Prägend für die Darstellung der Redaktionsgeschichte des Bu­ches sind für PrJes die von Beuken eingebrachte These eines sukzessiven Entstehens einer Immanuel-Schrift in Jes 1–12 (mit dem im Kern aus der Zeit des Propheten stammenden Text Jes 6*; 7* und 8,1–18*) sowie für den zweiten Teil Jes 40–54 die von Berges erwogene Abfassung durch Tempelsängerkreise (einschließlich der Gottesknechtslieder). Ohne dass die beiden Autoren näher auf den Redaktionsprozess und damit auf die Querverbindungen innerhalb des sich ausbildenden Jesajabuches eingehen, geben sie eine in redaktionsgeschichtlichen Studien oftmals unreflektierte Dialektik der Traditionsbildung zu bedenken, die als methodische Anfrage der Fortentwicklung der Jesajaforschung dienen wird: »Zum einen steht der historische Prophet an der Basis einer Tradition, die auf allerlei Wegen zum Buch führt. Zum anderen erschafft genau diese Tradition ihren Propheten, den Visionären des Buches« (62). Dieser Zusammenhang sollte in zukünftigen Studien verstärkt an einzelnen Texten und nicht a priori reflektiert werden, um die Zusammenhänge der Traditionsbildung näher erfassen zu können. Textgenetisch stellt sich zudem die Frage, wie älteres, vermeintlich aus der Lebenszeit des Propheten stammendes Textmaterial in spätere Kompositionen Eingang finden konnte. Zwar wird bei jedem Text nach seinem historischen Ort gefragt; die Überlieferung der Texte bis zur Integration in die Sammlungen wird jedoch nicht weiter bedacht.
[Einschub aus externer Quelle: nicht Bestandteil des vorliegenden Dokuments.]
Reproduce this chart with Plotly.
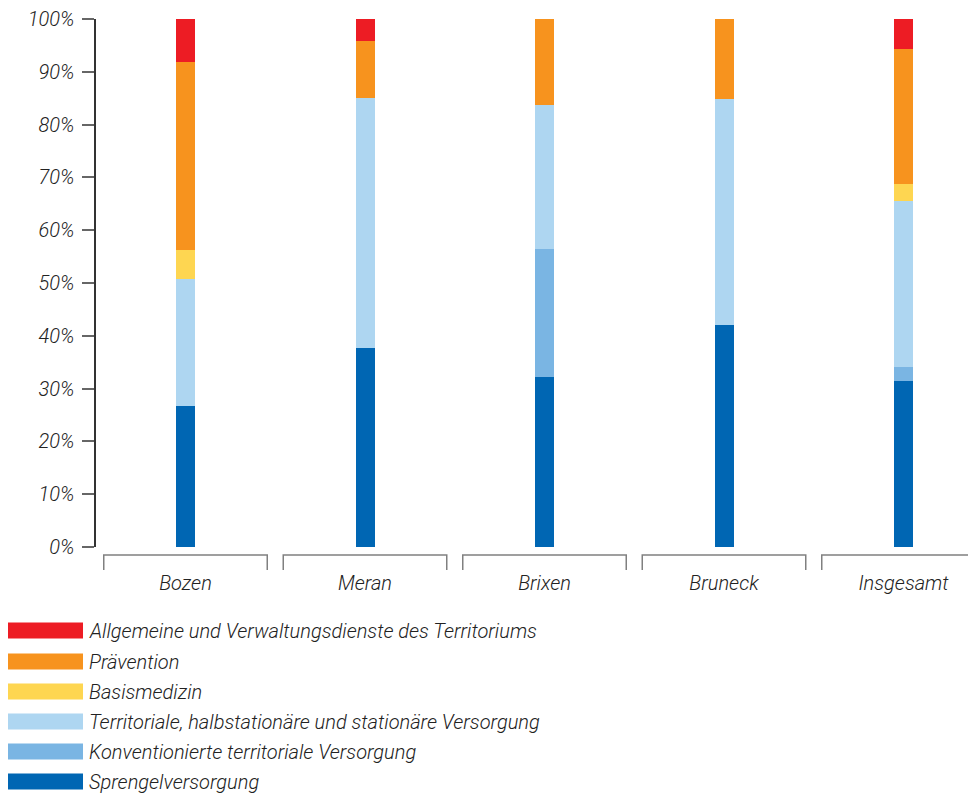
import plotly.graph_objects as go

# Anteile je Gebiet (in %), von unten nach oben gestapelt
categories = ["Bozen", "Meran", "Brixen", "Bruneck", "Insgesamt"]
series_names = [
    "Sprengelversorgung",
    "Konventionierte territoriale Versorgung",
    "Territoriale, halbstationäre und stationäre Versorgung",
    "Basismedizin",
    "Prävention",
    "Allgemeine und Verwaltungsdienste des Territoriums",
]
sprengel = [26.8, 37.7, 32.2, 42.1, 31.5]
konventioniert = [0.0, 0.0, 24.3, 0.0, 2.5]
territorial = [24.0, 47.4, 27.3, 42.8, 31.6]
basismedizin = [5.4, 0.0, 0.0, 0.0, 3.2]
praevention = [35.6, 10.8, 16.2, 15.1, 25.6]
verwaltung = [8.2, 4.1, 0.0, 0.0, 5.6]
y_ticks = [0, 10, 20, 30, 40, 50, 60, 70, 80, 90, 100]

series_values = [sprengel, konventioniert, territorial, basismedizin, praevention, verwaltung]
colors = ["#0066B3", "#7AB5E3", "#AED6F1", "#FED651", "#F7931E", "#ED1C24"]

FONT = "Liberation Sans Narrow, Roboto, Arial, sans-serif"
FS = 20
TXT = "#222222"
TEXT_FONT = dict(family=FONT, size=FS, color=TXT, style="italic", weight=300)

# the page body adds an 8px offset; screen pixel = figure pixel + 8
OFF = 8
W, H = 976 - OFF, 794 - OFF
L, R, T, B = 96 - OFF, 0, 19 - OFF, 794 - 547
PW, PH = W - L - R, H - T - B
STEP = 179.5  # px per category


def px_x(px):
    return (px - OFF - L) / PW


def px_y(py):
    return (H - B - (py - OFF)) / PH


fig = go.Figure()
for name, vals, col in zip(series_names, series_values, colors):
    fig.add_trace(go.Bar(x=categories, y=vals, name=name, marker_color=col,
                         marker_line_width=0, width=19 / STEP, showlegend=False))

x0 = -(185.5 - 96) / STEP
x1 = x0 + PW / STEP

shapes = []
inset = 8 / STEP
for i in range(len(categories)):
    a, b = i - 0.5 + inset, i + 0.5 - inset
    shapes.append(dict(type="path", xref="x", yref="paper",
                       path=f"M{a},{px_y(570)} L{a},{px_y(555)} L{b},{px_y(555)} L{b},{px_y(570)}",
                       line=dict(color="#808080", width=1.5)))

annotations = []
legend_rows = [630.5, 661.5, 691.5, 721.5, 751.5, 781.5]
for name, col, cy in zip(series_names[::-1], colors[::-1], legend_rows):
    shapes.append(dict(type="rect", xref="paper", yref="paper",
                       x0=px_x(8), x1=px_x(83), y0=px_y(cy + 8), y1=px_y(cy - 8),
                       fillcolor=col, line_width=0))
    annotations.append(dict(text=name, xref="paper", yref="paper", x=px_x(87), y=px_y(cy),
                            xanchor="left", yanchor="middle", showarrow=False,
                            font=TEXT_FONT))

fig.update_layout(
    width=W, height=H,
    margin=dict(l=L, r=R, t=T, b=B),
    barmode="stack",
    plot_bgcolor="white", paper_bgcolor="white",
    font=TEXT_FONT,
    shapes=shapes,
    annotations=annotations,
    xaxis=dict(range=[x0, x1], showline=False, showgrid=False, zeroline=False,
               ticks="outside", ticklen=18, tickcolor="rgba(0,0,0,0)",
               tickfont=TEXT_FONT),
    yaxis=dict(range=[0, 100], tickvals=y_ticks, ticktext=[f"{v}%" for v in y_ticks],
               showline=True, linecolor="#333333", linewidth=1.5,
               ticks="outside", ticklen=12, tickcolor="#666666", tickwidth=1.5,
               ticklabelstandoff=4, ticklabeloverflow="allow",
               showgrid=False, zeroline=False,
               tickfont=TEXT_FONT),
)

fig.write_html("out.html")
Eine Überlieferung jenseits des Textkorpus wird von den Autoren also stillschweigend vorausgesetzt.
Nach dem diachron-reflektierten synchronen Durchschreiten der Akte und ihrer einzelnen Szenen endet die Lektüre abrupt. Für die Leser wäre es wünschenswert gewesen, die Autoren hätten eine Zusammenfassung ans Ende ihres Werkes gestellt, in der sie einen diachronen, d. h. redaktionsgeschichtlichen Querschnitt sowie den Aufriss des Buches (31–35) ergänzenden synchronen, an der Fortentwicklung von thematischen Schwerpunkten orientierten Längsschnitt des Jesajabuches dargelegt hätten. So bleibt der Leser bei der Suche nach diesen Zusammenhängen auf seine Lektürenotizen verwiesen.